- [Directive] In the listing that follows, the range to quote begins at the line that has "Output the web" and ends after the line that has "const yTicks = [22.8, 23.3, 23.8, 24.3];"; quote it verbatim and add nothing.

------------------------

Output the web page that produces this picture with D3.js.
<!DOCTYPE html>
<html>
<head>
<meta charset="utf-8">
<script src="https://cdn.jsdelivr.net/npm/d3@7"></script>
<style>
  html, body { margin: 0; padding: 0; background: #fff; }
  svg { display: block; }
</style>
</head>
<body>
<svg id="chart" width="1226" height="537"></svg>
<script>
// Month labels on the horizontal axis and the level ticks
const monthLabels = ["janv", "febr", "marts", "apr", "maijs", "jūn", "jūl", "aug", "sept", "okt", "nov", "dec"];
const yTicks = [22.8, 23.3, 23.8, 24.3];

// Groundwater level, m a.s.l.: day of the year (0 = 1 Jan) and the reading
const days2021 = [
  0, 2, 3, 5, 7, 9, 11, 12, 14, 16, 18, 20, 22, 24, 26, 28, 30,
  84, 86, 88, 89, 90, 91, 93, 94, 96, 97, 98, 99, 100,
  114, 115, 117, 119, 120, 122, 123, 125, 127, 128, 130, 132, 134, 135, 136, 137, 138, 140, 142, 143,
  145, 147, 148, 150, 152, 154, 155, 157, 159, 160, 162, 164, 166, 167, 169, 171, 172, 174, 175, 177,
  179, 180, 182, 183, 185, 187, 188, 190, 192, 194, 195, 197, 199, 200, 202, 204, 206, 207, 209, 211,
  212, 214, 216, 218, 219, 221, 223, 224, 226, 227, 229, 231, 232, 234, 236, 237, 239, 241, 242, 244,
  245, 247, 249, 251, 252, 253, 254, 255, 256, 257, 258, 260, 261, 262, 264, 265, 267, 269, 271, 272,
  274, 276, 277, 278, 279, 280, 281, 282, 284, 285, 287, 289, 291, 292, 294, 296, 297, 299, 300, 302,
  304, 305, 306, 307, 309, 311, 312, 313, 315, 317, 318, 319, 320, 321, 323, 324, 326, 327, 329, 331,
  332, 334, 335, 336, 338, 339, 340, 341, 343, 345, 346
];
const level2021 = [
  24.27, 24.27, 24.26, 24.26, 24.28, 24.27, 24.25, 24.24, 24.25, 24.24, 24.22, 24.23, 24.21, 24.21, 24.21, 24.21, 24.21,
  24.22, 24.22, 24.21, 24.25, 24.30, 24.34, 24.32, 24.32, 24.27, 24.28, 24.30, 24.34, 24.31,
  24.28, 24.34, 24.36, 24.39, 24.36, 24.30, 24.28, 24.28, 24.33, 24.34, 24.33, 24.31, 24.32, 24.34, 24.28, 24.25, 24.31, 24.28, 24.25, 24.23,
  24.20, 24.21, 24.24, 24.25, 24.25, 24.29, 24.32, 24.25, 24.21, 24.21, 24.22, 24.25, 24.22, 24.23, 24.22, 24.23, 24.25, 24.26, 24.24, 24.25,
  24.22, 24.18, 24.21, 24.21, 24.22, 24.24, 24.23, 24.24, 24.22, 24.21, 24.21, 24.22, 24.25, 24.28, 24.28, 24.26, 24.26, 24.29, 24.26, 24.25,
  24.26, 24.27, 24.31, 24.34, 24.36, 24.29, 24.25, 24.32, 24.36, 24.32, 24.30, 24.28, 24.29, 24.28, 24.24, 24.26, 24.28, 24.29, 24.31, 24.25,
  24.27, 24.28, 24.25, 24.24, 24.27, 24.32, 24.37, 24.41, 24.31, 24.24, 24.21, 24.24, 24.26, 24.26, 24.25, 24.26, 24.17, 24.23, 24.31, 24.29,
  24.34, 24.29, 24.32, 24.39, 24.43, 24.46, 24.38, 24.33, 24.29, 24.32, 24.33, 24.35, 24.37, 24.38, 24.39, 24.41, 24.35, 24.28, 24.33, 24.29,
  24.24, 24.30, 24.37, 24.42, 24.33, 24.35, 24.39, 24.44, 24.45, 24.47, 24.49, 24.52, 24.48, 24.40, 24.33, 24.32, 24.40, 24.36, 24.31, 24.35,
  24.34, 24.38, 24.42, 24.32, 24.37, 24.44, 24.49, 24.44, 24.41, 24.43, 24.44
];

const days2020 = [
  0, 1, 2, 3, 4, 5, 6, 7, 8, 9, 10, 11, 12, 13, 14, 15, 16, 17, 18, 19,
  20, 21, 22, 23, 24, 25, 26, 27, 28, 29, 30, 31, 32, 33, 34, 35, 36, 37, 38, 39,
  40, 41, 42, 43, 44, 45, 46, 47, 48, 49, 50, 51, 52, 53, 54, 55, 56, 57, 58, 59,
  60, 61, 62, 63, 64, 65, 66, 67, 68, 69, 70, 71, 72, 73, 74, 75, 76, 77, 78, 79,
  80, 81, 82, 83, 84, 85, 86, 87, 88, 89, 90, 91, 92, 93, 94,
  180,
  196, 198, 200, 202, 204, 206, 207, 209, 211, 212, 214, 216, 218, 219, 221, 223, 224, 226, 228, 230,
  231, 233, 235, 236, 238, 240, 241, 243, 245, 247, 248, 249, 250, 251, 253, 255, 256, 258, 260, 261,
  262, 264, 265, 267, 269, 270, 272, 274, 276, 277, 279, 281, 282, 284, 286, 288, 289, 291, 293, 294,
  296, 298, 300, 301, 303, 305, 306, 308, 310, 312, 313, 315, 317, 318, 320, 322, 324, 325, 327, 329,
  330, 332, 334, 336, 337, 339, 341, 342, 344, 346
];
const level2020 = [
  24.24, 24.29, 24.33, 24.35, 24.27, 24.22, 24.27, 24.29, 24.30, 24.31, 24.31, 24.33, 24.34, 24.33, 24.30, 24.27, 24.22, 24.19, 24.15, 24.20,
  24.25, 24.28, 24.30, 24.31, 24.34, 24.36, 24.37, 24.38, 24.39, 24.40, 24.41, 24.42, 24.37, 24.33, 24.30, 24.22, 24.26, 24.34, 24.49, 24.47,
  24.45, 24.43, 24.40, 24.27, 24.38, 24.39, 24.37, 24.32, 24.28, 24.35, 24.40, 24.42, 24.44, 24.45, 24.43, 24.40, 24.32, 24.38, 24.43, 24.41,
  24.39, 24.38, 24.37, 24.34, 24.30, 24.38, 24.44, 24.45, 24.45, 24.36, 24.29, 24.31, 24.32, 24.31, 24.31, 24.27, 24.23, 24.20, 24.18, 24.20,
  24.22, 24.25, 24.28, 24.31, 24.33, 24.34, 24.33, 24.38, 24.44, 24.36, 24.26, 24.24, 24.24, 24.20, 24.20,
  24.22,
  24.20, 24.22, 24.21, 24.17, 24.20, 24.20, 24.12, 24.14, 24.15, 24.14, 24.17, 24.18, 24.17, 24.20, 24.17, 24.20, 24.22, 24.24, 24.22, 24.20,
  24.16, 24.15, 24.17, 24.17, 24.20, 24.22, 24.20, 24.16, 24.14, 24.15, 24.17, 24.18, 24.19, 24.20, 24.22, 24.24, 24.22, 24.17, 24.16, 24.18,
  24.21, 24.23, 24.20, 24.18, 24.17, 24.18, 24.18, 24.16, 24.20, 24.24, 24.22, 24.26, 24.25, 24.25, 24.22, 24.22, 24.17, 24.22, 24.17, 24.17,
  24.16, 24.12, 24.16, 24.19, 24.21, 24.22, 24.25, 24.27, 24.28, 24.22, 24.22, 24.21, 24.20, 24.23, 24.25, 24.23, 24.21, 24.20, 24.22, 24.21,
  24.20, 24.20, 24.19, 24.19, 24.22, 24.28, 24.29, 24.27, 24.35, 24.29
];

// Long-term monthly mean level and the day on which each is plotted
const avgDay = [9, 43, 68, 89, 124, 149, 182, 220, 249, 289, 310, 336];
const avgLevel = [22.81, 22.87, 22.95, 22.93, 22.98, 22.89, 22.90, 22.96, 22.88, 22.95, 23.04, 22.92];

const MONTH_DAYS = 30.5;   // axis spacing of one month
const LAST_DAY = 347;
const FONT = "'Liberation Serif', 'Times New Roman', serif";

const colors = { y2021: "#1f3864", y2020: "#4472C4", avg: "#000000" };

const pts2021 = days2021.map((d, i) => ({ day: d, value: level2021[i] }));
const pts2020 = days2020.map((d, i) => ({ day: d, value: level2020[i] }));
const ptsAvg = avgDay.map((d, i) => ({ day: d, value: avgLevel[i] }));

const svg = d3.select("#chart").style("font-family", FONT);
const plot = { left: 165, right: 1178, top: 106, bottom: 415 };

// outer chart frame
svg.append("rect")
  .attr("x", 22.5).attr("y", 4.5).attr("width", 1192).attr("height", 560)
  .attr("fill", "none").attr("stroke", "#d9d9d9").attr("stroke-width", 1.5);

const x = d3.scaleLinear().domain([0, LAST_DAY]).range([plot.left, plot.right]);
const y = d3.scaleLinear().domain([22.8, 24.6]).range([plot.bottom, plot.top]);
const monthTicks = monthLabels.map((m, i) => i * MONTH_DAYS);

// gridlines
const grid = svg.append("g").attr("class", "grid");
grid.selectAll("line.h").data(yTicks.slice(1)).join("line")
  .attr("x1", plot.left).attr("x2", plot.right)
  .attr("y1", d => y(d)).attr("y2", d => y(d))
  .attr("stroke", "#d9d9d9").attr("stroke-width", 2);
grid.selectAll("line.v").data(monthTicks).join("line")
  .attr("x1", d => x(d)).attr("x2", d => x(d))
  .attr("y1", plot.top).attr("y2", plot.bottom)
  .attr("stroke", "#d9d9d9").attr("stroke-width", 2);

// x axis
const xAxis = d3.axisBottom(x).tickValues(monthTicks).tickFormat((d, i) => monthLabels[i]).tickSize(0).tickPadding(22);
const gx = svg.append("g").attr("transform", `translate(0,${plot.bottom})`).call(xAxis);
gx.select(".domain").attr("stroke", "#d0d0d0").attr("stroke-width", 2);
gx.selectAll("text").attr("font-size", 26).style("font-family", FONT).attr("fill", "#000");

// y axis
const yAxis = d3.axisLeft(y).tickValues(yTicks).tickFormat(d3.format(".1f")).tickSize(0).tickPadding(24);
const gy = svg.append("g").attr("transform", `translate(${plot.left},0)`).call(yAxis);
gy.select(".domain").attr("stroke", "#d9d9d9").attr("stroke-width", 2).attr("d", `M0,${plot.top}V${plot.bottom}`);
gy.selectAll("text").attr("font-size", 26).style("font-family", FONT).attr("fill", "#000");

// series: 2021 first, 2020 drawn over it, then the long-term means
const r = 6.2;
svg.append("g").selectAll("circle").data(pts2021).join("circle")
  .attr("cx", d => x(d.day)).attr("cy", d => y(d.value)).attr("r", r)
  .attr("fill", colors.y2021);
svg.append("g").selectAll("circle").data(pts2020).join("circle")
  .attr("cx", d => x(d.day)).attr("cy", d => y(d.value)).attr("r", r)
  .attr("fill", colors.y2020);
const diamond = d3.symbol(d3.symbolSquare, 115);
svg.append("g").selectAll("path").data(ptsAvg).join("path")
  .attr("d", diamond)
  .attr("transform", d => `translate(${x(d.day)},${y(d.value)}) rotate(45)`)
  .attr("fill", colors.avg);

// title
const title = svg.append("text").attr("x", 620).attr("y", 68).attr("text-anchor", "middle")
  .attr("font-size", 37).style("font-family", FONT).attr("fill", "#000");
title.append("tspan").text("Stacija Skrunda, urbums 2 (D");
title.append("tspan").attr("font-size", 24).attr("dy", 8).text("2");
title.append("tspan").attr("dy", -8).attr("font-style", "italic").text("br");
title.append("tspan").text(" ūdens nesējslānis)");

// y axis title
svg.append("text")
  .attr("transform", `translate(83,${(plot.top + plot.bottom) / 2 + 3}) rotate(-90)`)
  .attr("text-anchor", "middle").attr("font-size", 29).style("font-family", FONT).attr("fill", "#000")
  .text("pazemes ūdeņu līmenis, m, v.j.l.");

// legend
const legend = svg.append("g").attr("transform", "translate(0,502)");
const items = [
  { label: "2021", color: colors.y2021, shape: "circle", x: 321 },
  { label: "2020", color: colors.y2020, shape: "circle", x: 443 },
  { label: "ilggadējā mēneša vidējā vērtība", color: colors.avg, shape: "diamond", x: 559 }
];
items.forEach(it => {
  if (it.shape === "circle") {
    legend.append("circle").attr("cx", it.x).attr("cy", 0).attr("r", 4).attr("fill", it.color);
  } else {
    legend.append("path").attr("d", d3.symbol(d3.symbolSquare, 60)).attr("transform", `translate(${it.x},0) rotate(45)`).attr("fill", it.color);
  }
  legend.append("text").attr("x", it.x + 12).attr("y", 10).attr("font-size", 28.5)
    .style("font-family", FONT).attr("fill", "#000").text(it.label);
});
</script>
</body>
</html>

------------------------

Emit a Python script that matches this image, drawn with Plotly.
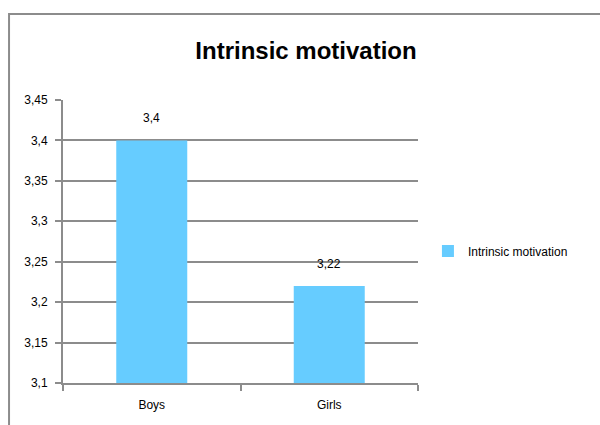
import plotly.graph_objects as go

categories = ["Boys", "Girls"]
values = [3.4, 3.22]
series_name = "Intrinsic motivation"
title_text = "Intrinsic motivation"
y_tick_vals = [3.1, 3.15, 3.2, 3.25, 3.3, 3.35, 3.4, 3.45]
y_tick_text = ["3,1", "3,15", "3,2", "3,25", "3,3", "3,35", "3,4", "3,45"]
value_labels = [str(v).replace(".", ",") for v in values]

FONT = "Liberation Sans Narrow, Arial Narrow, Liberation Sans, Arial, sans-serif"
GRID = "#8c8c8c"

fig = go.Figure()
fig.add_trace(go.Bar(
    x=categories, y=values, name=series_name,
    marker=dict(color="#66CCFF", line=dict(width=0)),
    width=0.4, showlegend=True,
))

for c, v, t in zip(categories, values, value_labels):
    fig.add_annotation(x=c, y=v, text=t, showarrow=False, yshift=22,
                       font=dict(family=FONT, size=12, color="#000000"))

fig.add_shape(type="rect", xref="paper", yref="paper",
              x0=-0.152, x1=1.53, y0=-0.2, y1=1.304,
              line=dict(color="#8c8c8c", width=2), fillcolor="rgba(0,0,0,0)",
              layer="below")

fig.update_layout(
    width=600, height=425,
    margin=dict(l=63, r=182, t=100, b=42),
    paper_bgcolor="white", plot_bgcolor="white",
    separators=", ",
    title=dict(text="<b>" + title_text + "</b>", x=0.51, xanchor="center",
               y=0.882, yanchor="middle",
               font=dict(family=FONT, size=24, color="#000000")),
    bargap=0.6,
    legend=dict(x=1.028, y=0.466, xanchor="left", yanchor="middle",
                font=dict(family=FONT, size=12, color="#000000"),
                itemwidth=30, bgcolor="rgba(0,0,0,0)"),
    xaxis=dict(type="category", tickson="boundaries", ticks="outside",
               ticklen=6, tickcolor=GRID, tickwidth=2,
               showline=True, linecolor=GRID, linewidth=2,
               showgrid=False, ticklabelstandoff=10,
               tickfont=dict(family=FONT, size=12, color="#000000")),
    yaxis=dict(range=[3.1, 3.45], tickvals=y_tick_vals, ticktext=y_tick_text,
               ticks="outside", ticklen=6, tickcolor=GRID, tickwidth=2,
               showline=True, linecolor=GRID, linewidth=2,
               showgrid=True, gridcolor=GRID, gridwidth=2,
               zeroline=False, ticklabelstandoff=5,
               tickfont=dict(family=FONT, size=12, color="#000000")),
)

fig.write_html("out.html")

------------------------

- [Reply]
Output the web page that produces this picture with D3.js.
<!DOCTYPE html>
<html>
<head>
<meta charset="utf-8">
<script src="https://cdn.jsdelivr.net/npm/d3@7"></script>
<style>
  html, body { margin: 0; padding: 0; background: #fff; }
  svg { display: block; }
</style>
</head>
<body>
<svg id="chart" width="1226" height="537"></svg>
<script>
// Month labels on the horizontal axis and the level ticks
const monthLabels = ["janv", "febr", "marts", "apr", "maijs", "jūn", "jūl", "aug", "sept", "okt", "nov", "dec"];
const yTicks = [22.8, 23.3, 23.8, 24.3];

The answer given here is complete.